Unfiltered Story #48908

Montreal, QC, Canada | Unfiltered

That day, we were launching an app on a major manufacturer’s television sets, and this had been hyped for months by our (notoriously difficult) CEO as an important milestone and game changer for the company. I’m coordinating the marketing initiatives surrounding the launch, one of which is a major overhaul of our website, which was supposed to be delivered by our contractor early in the morning. However, when I arrive at work, I find out that the update hasn’t been delivered and I can’t reach the contractor, so I notify the CEO.

Me: (Boss), just so you know, seems like the update didn’t go live and I can’t get a hold of (contractor). I left them a message, hopefully I’ll hear from them soon.

CEO: This is unacceptable! (My name), this is your responsibility and I’m holding you accountable; I don’t care how you do it, but that update HAS to be live WITHIN THE HOUR, understood?

Me: Sure. I’ll keep calling I guess.

I keep monitoring my inbox, trying to call our contractor, and even the contractor’s boss, to no avail. 30 minutes later, the CEO calls an impromptu office meeting away from our desks. I bring my phone with me, hoping to catch an email or call from the contractor. I expect the meeting to be about the launch, but it is in fact a rehash of an investors meeting held a few months ago, which I had basically prepared from A to Z for the CEO (and for which he had taken all the credit), so there’s nothing new for me there and he knows it. As I’m about to head back to my desk to keep monitoring the website situation, he stops his speech mid-sentence.

CEO: Uh, (My name), where are you going?

Me: I need to get back to my desk and try to reach (contractor) so that I can check that the update goes live without a hitch.

CEO: Uh, no. You stay here. This is a company meeting. This is important.

Me: With all due respect, I was there at the investors meeting and I even prepared that presentation so…

CEO (in a dismissive tone, pointing to my seat): (My name), please sit down and listen. Thank you.

I returned to my seat reluctantly, still holding my phone close. At some point, a new email comes in, and it is indeed from the contractor. I start reading it, when the CEO stops again in mid-sentence.

CEO: Uh, (My name), am I bothering you?

Me: No, no, it’s just that…

CEO: NO! You are being rude to me and your colleagues. Put your phone away NOW!

Me: But it’s…

CEO: (My name), please give me your phone.

He then proceeds to snatch the phone from my hands and put it in his pocket for the remainder of the meeting, which lingers on for another hour and a half. When it’s over, I head back to my desk to check on my emails, and it turns out the contractor needed some help from us to complete the update. It finally goes live a few hours later than expected. The CEO then calls me into his office.

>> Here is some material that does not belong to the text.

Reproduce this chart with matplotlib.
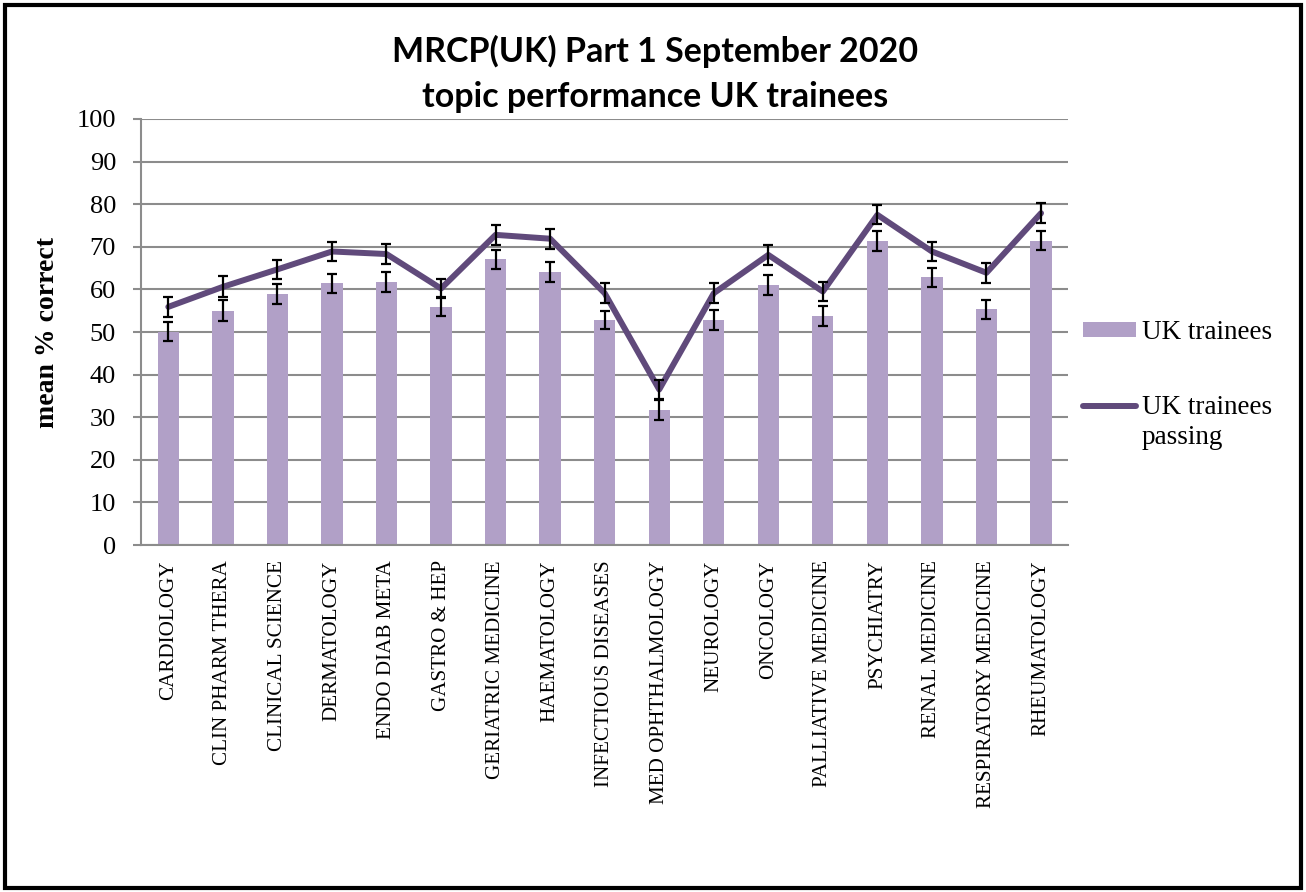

CEO: (My name), I was extremely disappointed in your behaviour during today’s meeting. You were very rude to me and your fellow employees. I expect a much higher level of professionalism from you, and I will not stand for this kind of attitude again.

Me: Well, with all due respect…

CEO: I’m not finished. Then there’s the website situation. I told you that you were accountable for it going live within the hour. It was four hours late, which means we might have lost some potential customers. This is absolutely unacceptable; the company depends on all its employees being on point and delivering on their objectives. I’ll be keeping a close eye on you from now on, and we might have to rediscuss your future here if I don’t see a clear improvement. Is that understood?

(At this point I’m fuming and consider going into an expletive-laden tirade, but the job market back then was kind of hard and I figure I couldn’t afford getting fired and having a bad reference)

Me: Yeah. Understood.

CEO: Great. You can go now. Oh, and here, you can have your phone back.

Long story short, this is one of many incidents involving this CEO behaving badly, and from that point on I began looking frantically for a new job. Fast forward a few years later, I’m happily employed somewhere else, while his company went bankrupt earlier this year.